What Is Modified Accrual Accounting?

Modified accrual accounting is an alternative bookkeeping method that combines accrual-basis accounting with cash-basis accounting. It recognizes revenues when they become available and measurable and, with a few exceptions, records expenditures when liabilities are incurred. Modified accrual accounting is commonly used by government agencies.

Key Takeaways

  • Modified accrual accounting is a method that combines accrual-basis accounting with cash basis accounting.
  • This bookkeeping system combines the simplicity of cash accounting with the more sophisticated ability of accrual accounting to match related revenues with expenses.
  • Modified accrual accounting borrows elements from both cash and accrual accounting depending on whether the assets are long-term or short-term.
  • Public companies cannot use this accounting method for financial statements, but it is widely accepted for use by government agencies.
  • Public companies cannot use modified accrual accounting because it does not comply with International Financial Reporting Standards (IFRS) or the generally accepted accounting principles (GAAP).

Understanding Modified Accrual Accounting

To understand how modified accrual accounting works it is first essential to break down how the traditional bookkeeping practices are influenced by function.

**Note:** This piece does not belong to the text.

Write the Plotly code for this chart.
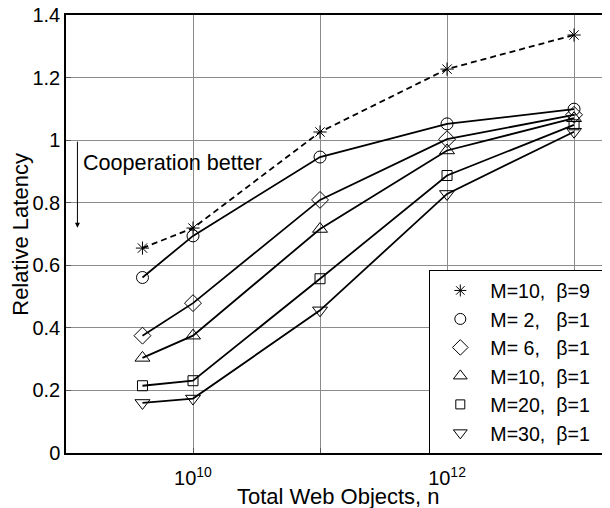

  • Cash-basis accounting recognizes transactions upon the exchange of cash. Expenses are not recognized until they are paid and revenue is not recognized until payment has been received. That means that future obligations or anticipated revenues are not recorded in financial statements until the cash transaction has occurred.
  • In contrast, accrual accounting recognizes expenses when they are incurred, regardless of the payment status of the charges, and records revenue when a legal obligation is created. This indicates the company has fulfilled an obligation and has earned the right to collect, say at the point when the goods are shipped or at the completion of a service.

Modified accrual accounting borrows elements from both cash and accrual accounting, depending on whether assets are long-term, such as fixed assets and long-term debt, or short-term, such as accounts receivable (AR) and inventory.

Recording Short-Term Events

The modified accrual practice follows the cash method of accounting when economic events affecting the short-term have occurred. An economic event is recorded in the short-term when the cash balance has been affected. The result of this rule is that almost all items recorded on the income statement are recorded using the cash basis, and items including accounts receivable and inventory are not recorded on the balance sheet.

Recording Long-Term Events

Economic events expected to impact multiple reporting periods are recorded using rules similar to the accrual method. This directly impacts the way fixed assets and long-term debt are documented. Under the modified accrual method, these long-term items are recorded on the balance sheet and depreciated, depleted, or amortized over the life of the asset or liability. This systematic distribution of expenses or revenues allows future financial statements to have more comparability.

Special Considerations

A modified accrual accounting system combines the simplicity of cash accounting with the more sophisticated ability of accrual accounting to match related revenues with expenses.

It is not commonly used by public companies, however, as it does not comply with International Financial Reporting Standards (IFRS) or the generally accepted accounting principles (GAAP), which outline what procedures companies must follow when preparing their officially reported financial statements. Businesses that wish to use this method must do so for internal purposes and then convert transactions recorded under a cash basis to accrual accounting to get them signed off by auditors.

Under GAAP, if a public company has average gross receipts for the past three years of less than $25 million, they can then choose which accounting method they would like.

Government Friendly

For governments, it is a different story. The Government Accounting Standards Board (GASB), which is recognized as the official source of GAAP for state and local governments, establishes modified accrual accounting standards.

Modified accrual accounting is used and accepted by governmental agencies because they focus on current-year obligations. Governmental agencies have two key objectives: to report whether current-year revenues are sufficient enough to finance current-year expenses, and to demonstrate whether resources are being used according to legally adopted budgets.

Modified accrual accounting ticks those boxes. It enables government agencies to focus on short-term financial assets and liabilities. It also permits them to divide available funds into separate entities within the organization to ensure that money is being spent where it was intended.